Source: Dennis Gilbert
Practice unveils changes to bring Oxford University college’s library into 21st century
Wright & Wright architects has unveiled the practice’s transformation of the library at Oxford University’s Magdalen College.
The £10.5 million project has seen the Grade II-listed library gain additional meeting areas, storage and staff facilities as well as space for over 3,200 linear metres of books.
Designed as a single hall school by JC Buckler in 1851, the building was converted into a library in 1930 by Giles Gilbert Scott. Before the current redesign, it provided just 48 reading places for a student population of 600, and was considered no longer fit for purpose.
The new library can accommodate up to 120 readers in various study settings in an intervention described by Wright & Wright as “both contemporary and respectful of the historic architecture”.
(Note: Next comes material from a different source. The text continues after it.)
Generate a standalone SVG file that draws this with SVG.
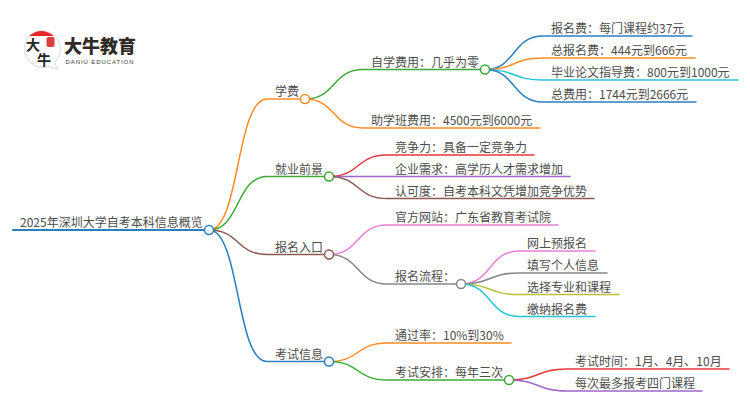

The new design replaces floor levels introduced by Giles Gilbert Scott to once again reveal the full height and expansive space of the existing Library hall and its windows. Within this cathedral-like space, the architects have added an oak-clad, steel-framed intervention conceived as a giant piece of freestanding furniture.
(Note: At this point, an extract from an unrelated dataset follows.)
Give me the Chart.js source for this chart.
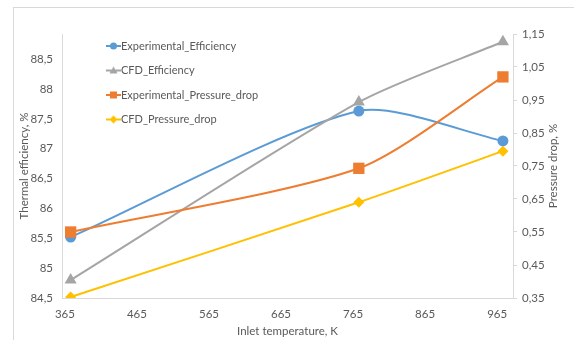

Architect Clare Wright, says: “The reworking of Magdalen College Library and the quadrangle in which it sits was a delightfully challenging exercise which Sandy Wright, Stephen Smith and I relished working on together.
“We feel deeply privileged to have worked for such a fantastic client body. They were immensely receptive to architectural ideas as well as those for resolving practical difficulties and encouraged us to strive for the very best.”